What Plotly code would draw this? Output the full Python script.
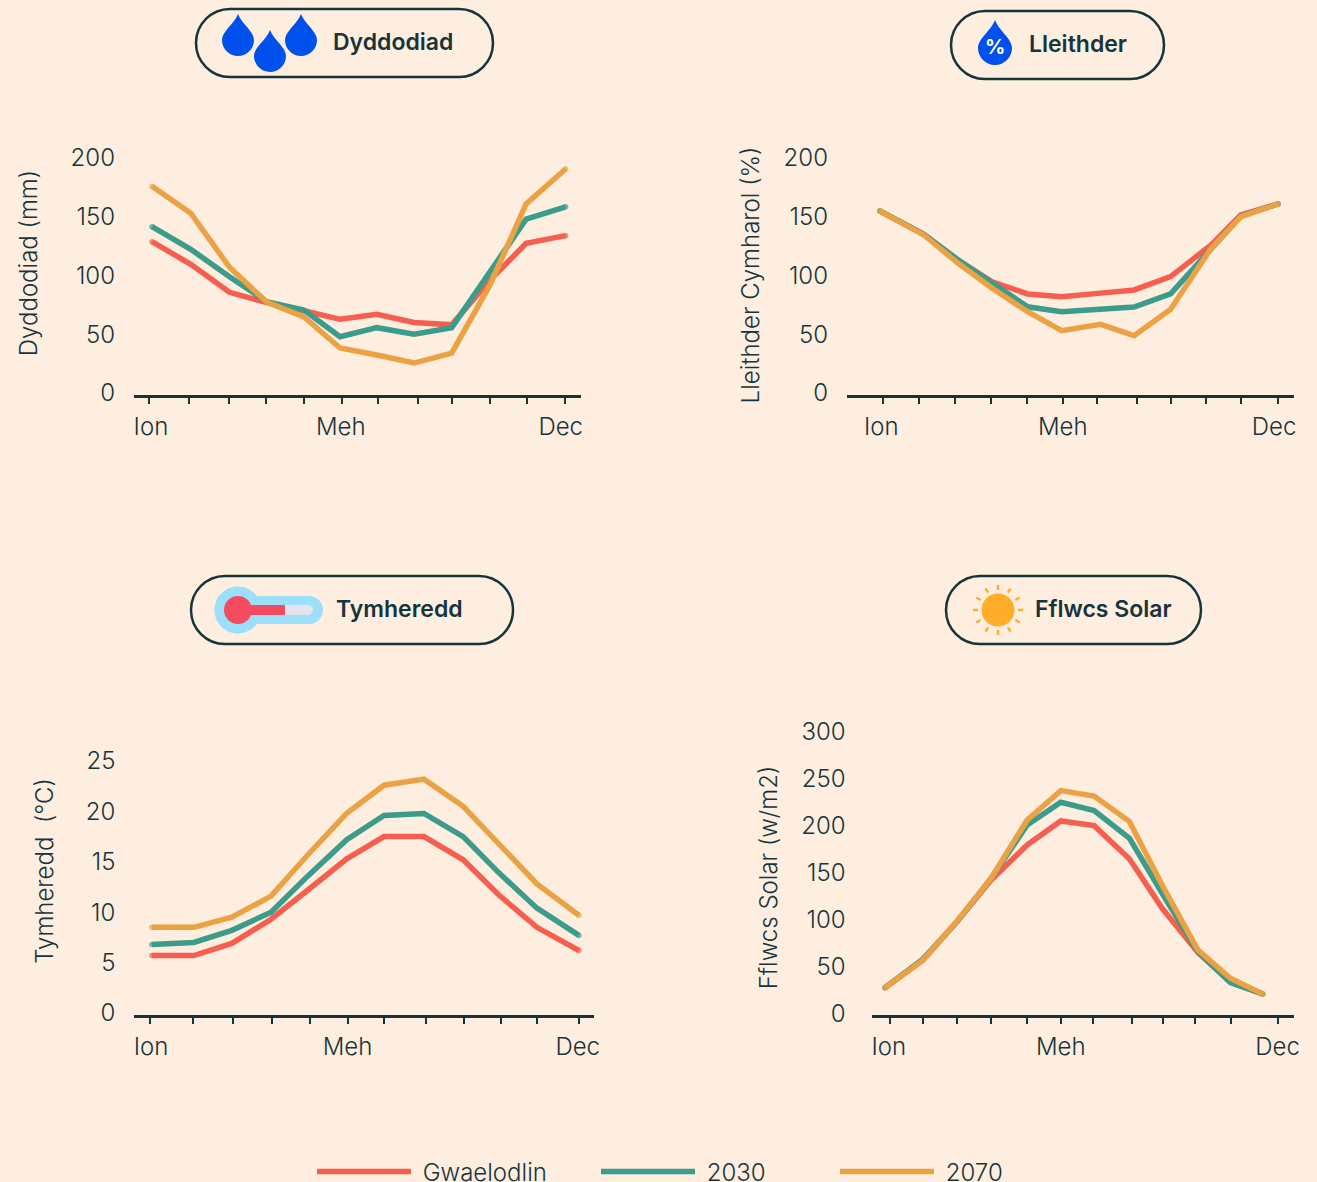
import math
import plotly.graph_objects as go

W, H = 1317, 1182
BG = "#FDEEE0"
INK = "#17343A"
RED, GREEN, ORANGE = "#F65F4F", "#3B9C8C", "#EBA244"
BLUE = "#0050EE"
FONT = "Inter"
TICK_SIZE = 24

SERIES = ["Gwaelodlin", "2030", "2070"]
COLORS = [RED, GREEN, ORANGE]
MONTH_LABELS = ["Ion", "Meh", "Dec"]

# Rainfall (Dyddodiad)
rain_months = [1, 2.03, 3.06, 4.05, 5.04, 6.0, 6.98, 7.97, 8.97, 9.99, 10.95, 12]
rain_ticks = [0.92, 1.98, 3.05, 4.03, 5.04, 6.05, 7.01, 8.07, 8.98, 9.99, 10.97, 11.98]
rain_labels_at = [0.97, 6.02, 11.87]
rain_base = [128.8, 109.5, 85.7, 76.9, 70, 62.7, 67, 60, 58, 96, 127.4, 133.9]
rain_2030 = [141.5, 122.3, 99, 77.7, 70.6, 47.9, 55.6, 50, 55.6, 103, 148, 158.5]
rain_2070 = [176, 153, 107, 77.4, 64.7, 38.3, 32.3, 25.5, 34, 92, 161, 190.6]

# Humidity (Lleithder)
hum_months = [1, 2.21, 3.16, 4.10, 5.08, 6.02, 7.10, 8.02, 9.03, 10.15, 10.97, 12]
hum_ticks = [1.08, 2.08, 3.07, 4.07, 5.06, 6.06, 7.0, 8.1, 9.03, 10.01, 10.97, 12.0]
hum_labels_at = [1.04, 6.05, 11.89]
hum_base = [154.9, 135, 113.2, 94.7, 84.3, 82, 85, 87.7, 99, 126, 151.5, 160.9]
hum_2030 = [154.9, 135, 113.2, 93.4, 73.4, 69.2, 70.9, 73.2, 84.3, 121.7, 150.6, 160.9]
hum_2070 = [154.9, 134.5, 110.4, 89.1, 69.2, 53, 58.4, 48.8, 71.2, 123.1, 150, 160.9]

# Temperature (Tymheredd)
temp_months = [1, 2.08, 3.06, 4.07, 5.02, 6.02, 6.98, 8.01, 9.02, 9.94, 10.92, 12]
temp_ticks = [0.94, 2.06, 3.09, 4.10, 5.08, 6.05, 6.99, 8.05, 9.03, 10.0, 10.93, 12.0]
temp_labels_at = [0.98, 6.04, 11.97]
temp_base = [5.7, 5.7, 6.9, 9.3, 12.2, 15.3, 17.5, 17.5, 15.2, 11.7, 8.5, 6.2]
temp_2030 = [6.8, 7, 8.2, 10, 13.6, 17.2, 19.6, 19.8, 17.5, 13.9, 10.4, 7.7]
temp_2070 = [8.5, 8.5, 9.5, 11.6, 15.7, 19.8, 22.6, 23.2, 20.5, 16.7, 12.8, 9.7]

# Solar flux (Fflwcs Solar)
sol_months = [1, 2.11, 3.10, 4.09, 5.14, 6.12, 7.09, 8.12, 9.07, 10.11, 11.06, 12]
sol_ticks = [1.16, 2.11, 3.10, 4.09, 5.14, 6.13, 7.06, 8.2, 9.10, 10.03, 11.08, 12.44]
sol_labels_at = [1.11, 6.12, 12.43]
sol_base = [27.3, 56.8, 97.7, 142, 179.3, 204.9, 199.9, 164.4, 111.9, 65, 33, 20.6]
sol_2030 = [27.3, 57.9, 97.7, 143.8, 200.6, 224.8, 215.9, 186.4, 127.8, 65.7, 32.7, 20.6]
sol_2070 = [27.3, 56.8, 98.4, 143.8, 206, 237.2, 231.5, 204.2, 136.7, 67.5, 37.3, 20.6]

panels = [
    dict(months=rain_months, ticks=rain_ticks, labels_at=rain_labels_at,
         values=[rain_base, rain_2030, rain_2070], title="Dyddodiad (mm)",
         yticks=[0, 50, 100, 150, 200], left=134, right=581, top=130, bottom=396, axis=395.5,
         xr=[0.52, 12.41], y0=393, py=1.175, labelgap=18, tstand=26),
    dict(months=hum_months, ticks=hum_ticks, labels_at=hum_labels_at,
         values=[hum_base, hum_2030, hum_2070], title="Lleithder Cymharol (%)",
         yticks=[0, 50, 100, 150, 200], left=847, right=1294, top=154, bottom=396, axis=395.5,
         xr=[0.09, 12.44], y0=393, py=1.175, labelgap=18, tstand=17),
    dict(months=temp_months, ticks=temp_ticks, labels_at=temp_labels_at,
         values=[temp_base, temp_2030, temp_2070], title="Tymheredd  (°C)",
         yticks=[0, 5, 10, 15, 20, 25], left=134.4, right=594, top=726, bottom=1016, axis=1015.5,
         xr=[0.55, 12.39], y0=1013, py=10.08, labelgap=18, tstand=25),
    dict(months=sol_months, ticks=sol_ticks, labels_at=sol_labels_at,
         values=[sol_base, sol_2030, sol_2070], title="Fflwcs Solar (w/m2)",
         yticks=[0, 50, 100, 150, 200, 250, 300], left=871.6, right=1294, top=725, bottom=1030, axis=1015.5,
         xr=[0.61, 12.91], y0=1013.3, py=0.9387, labelgap=25, tstand=16),
]


def X(px):
    return px / W


def Y(py):
    return 1 - py / H


def P(px, py):
    return f"{X(px):.5f},{Y(py):.5f}"


def pill_path(x0, y0, x1, y1):
    r = (y1 - y0) / 2
    k = r * 0.5523
    return (f"M{P(x0 + r, y0)} L{P(x1 - r, y0)} "
            f"C{P(x1 - r + k, y0)} {P(x1, y0 + r - k)} {P(x1, y0 + r)} "
            f"C{P(x1, y0 + r + k)} {P(x1 - r + k, y1)} {P(x1 - r, y1)} "
            f"L{P(x0 + r, y1)} "
            f"C{P(x0 + r - k, y1)} {P(x0, y0 + r + k)} {P(x0, y0 + r)} "
            f"C{P(x0, y0 + r - k)} {P(x0 + r - k, y0)} {P(x0 + r, y0)} Z")


def drop_path(cx, top, bottom, r):
    cy = bottom - r
    k = r * 0.5523
    return (f"M{P(cx, top)} "
            f"C{P(cx + r * 0.25, top + (cy - top) * 0.4)} {P(cx + r, cy - r * 0.55)} {P(cx + r, cy)} "
            f"C{P(cx + r, cy + k)} {P(cx + k, bottom)} {P(cx, bottom)} "
            f"C{P(cx - k, bottom)} {P(cx - r, cy + k)} {P(cx - r, cy)} "
            f"C{P(cx - r, cy - r * 0.55)} {P(cx - r * 0.25, top + (cy - top) * 0.4)} {P(cx, top)} Z")


def ellipse_path(cx, cy, r):
    k = r * 0.5523
    return (f"M{P(cx + r, cy)} "
            f"C{P(cx + r, cy + k)} {P(cx + k, cy + r)} {P(cx, cy + r)} "
            f"C{P(cx - k, cy + r)} {P(cx - r, cy + k)} {P(cx - r, cy)} "
            f"C{P(cx - r, cy - k)} {P(cx - k, cy - r)} {P(cx, cy - r)} "
            f"C{P(cx + k, cy - r)} {P(cx + r, cy - k)} {P(cx + r, cy)} Z")


fig = go.Figure()
layout = {}

for i, p in enumerate(panels):
    n = "" if i == 0 else str(i + 1)
    xname, yname = f"xaxis{n}", f"yaxis{n}"
    xref, yref = f"x{n}", f"y{n}"
    for j, (name, color, vals) in enumerate(zip(SERIES, COLORS, p["values"])):
        ends = [5.5] + [0] * (len(vals) - 2) + [5.5]
        fig.add_trace(go.Scatter(
            x=p["months"], y=vals, name="\u00a0" + name, mode="lines+markers",
            line=dict(color=color, width=5.5),
            marker=dict(color=color, size=ends, line=dict(width=0)),
            xaxis=xref, yaxis=yref,
            legend="legend" if j == 0 else f"legend{j + 1}",
            showlegend=(i == 0), hoverinfo="skip",
        ))
    layout[xname] = dict(
        domain=[X(p["left"]), X(p["right"])], range=p["xr"],
        anchor="free", position=Y(p["axis"]), automargin=False,
        showgrid=False, zeroline=False, showline=True, linecolor=INK, linewidth=2.5,
        tickmode="array", tickvals=p["labels_at"], ticktext=MONTH_LABELS,
        ticks="", ticklabelstandoff=9,
        tickfont=dict(family=FONT, size=TICK_SIZE, color=INK, weight=300),
        minor=dict(tickmode="array", tickvals=p["ticks"], ticks="outside",
                   ticklen=7, tickwidth=2, tickcolor=INK, showgrid=False),
    )
    low = (p["y0"] - p["bottom"]) / p["py"]
    high = (p["y0"] - p["top"]) / p["py"]
    layout[yname] = dict(
        domain=[Y(p["bottom"]), Y(p["top"])], range=[low, high], anchor=xref, automargin=False,
        showgrid=False, zeroline=False, showline=False, ticks="",
        tickmode="array", tickvals=p["yticks"], ticklabelstandoff=p["labelgap"],
        tickfont=dict(family=FONT, size=TICK_SIZE, color=INK, weight=300),
        title=dict(text=p["title"], standoff=p["tstand"],
                   font=dict(family=FONT, size=TICK_SIZE, color=INK, weight=300)),
    )

shapes = []
annotations = []


def pill(x0, y0, x1, y1, label, lx):
    shapes.append(dict(type="path", xref="paper", yref="paper", path=pill_path(x0, y0, x1, y1),
                       line=dict(color=INK, width=2.5), fillcolor="rgba(0,0,0,0)"))
    annotations.append(dict(text=label, x=X(lx), y=Y((y0 + y1) / 2 - 1), xref="paper", yref="paper",
                            xanchor="left", yanchor="middle", showarrow=False, borderpad=0,
                            font=dict(family=FONT, size=23, color=INK, weight=600)))


def fill(path, color):
    shapes.append(dict(type="path", xref="paper", yref="paper", path=path,
                       fillcolor=color, line=dict(width=0)))


pill(196, 9, 493, 77, "Dyddodiad", 332)
pill(951, 11, 1164, 79, "Lleithder", 1028)
pill(191, 576, 513, 644, "Tymheredd", 335)
pill(946, 576, 1201, 644, "Fflwcs Solar", 1034)

# Drops
fill(drop_path(238, 14, 56, 16), BLUE)
fill(drop_path(270, 30, 72, 16), BLUE)
fill(drop_path(301, 14, 56, 16), BLUE)
fill(drop_path(995, 20, 65, 17), BLUE)
annotations.append(dict(text="%", x=X(995), y=Y(47), xref="paper", yref="paper", showarrow=False,
                        xanchor="center", yanchor="middle",
                        font=dict(family=FONT, size=20, color="#FFFFFF", weight=700)))

# Thermometer
fill(pill_path(238, 596, 323, 624), "#9BDFFB")
fill(ellipse_path(238, 610, 23.5), "#9BDFFB")
fill(pill_path(270, 605, 313, 615), "#E5E3EC")
shapes.append(dict(type="rect", xref="paper", yref="paper", x0=X(240), x1=X(285), y0=Y(615), y1=Y(605),
                   fillcolor="#F44B5F", line=dict(width=0)))
fill(ellipse_path(238, 610, 14), "#F44B5F")

# Sun
fill(ellipse_path(998, 610, 16.5), "#FFAE2A")
for k in range(12):
    a = math.radians(30 * k)
    shapes.append(dict(type="line", xref="paper", yref="paper",
                       x0=X(998 + 20 * math.cos(a)), x1=X(998 + 25 * math.cos(a)),
                       y0=Y(610 + 20 * math.sin(a)), y1=Y(610 + 25 * math.sin(a)),
                       line=dict(color="#FFAE2A", width=2.5)))

legend_common = dict(orientation="h", xanchor="left", yanchor="middle", y=Y(1172),
                     xref="container", yref="container",
                     itemwidth=94, bgcolor="rgba(0,0,0,0)", borderwidth=0,
                     font=dict(family=FONT, size=TICK_SIZE, color=INK, weight=300))

fig.update_layout(
    width=W, height=H, margin=dict(l=0, r=0, t=0, b=0, autoexpand=False), autosize=False,
    paper_bgcolor=BG, plot_bgcolor=BG, showlegend=True,
    shapes=shapes, annotations=annotations,
    legend=dict(x=X(312), **legend_common),
    legend2=dict(x=X(596), **legend_common),
    legend3=dict(x=X(835), **legend_common),
    **layout,
)
fig.write_html("out.html", config=dict(displayModeBar=False),
               post_script="document.body.style.margin='0';")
-----
--- What is expected ---
Leave the pictures out and reproduce exactly the lines from the top of the listing above through the line with "92, 161, 190.6]".

--- Answer to this exercise ---
What Plotly code would draw this? Output the full Python script.
import math
import plotly.graph_objects as go

W, H = 1317, 1182
BG = "#FDEEE0"
INK = "#17343A"
RED, GREEN, ORANGE = "#F65F4F", "#3B9C8C", "#EBA244"
BLUE = "#0050EE"
FONT = "Inter"
TICK_SIZE = 24

SERIES = ["Gwaelodlin", "2030", "2070"]
COLORS = [RED, GREEN, ORANGE]
MONTH_LABELS = ["Ion", "Meh", "Dec"]

# Rainfall (Dyddodiad)
rain_months = [1, 2.03, 3.06, 4.05, 5.04, 6.0, 6.98, 7.97, 8.97, 9.99, 10.95, 12]
rain_ticks = [0.92, 1.98, 3.05, 4.03, 5.04, 6.05, 7.01, 8.07, 8.98, 9.99, 10.97, 11.98]
rain_labels_at = [0.97, 6.02, 11.87]
rain_base = [128.8, 109.5, 85.7, 76.9, 70, 62.7, 67, 60, 58, 96, 127.4, 133.9]
rain_2030 = [141.5, 122.3, 99, 77.7, 70.6, 47.9, 55.6, 50, 55.6, 103, 148, 158.5]
rain_2070 = [176, 153, 107, 77.4, 64.7, 38.3, 32.3, 25.5, 34, 92, 161, 190.6]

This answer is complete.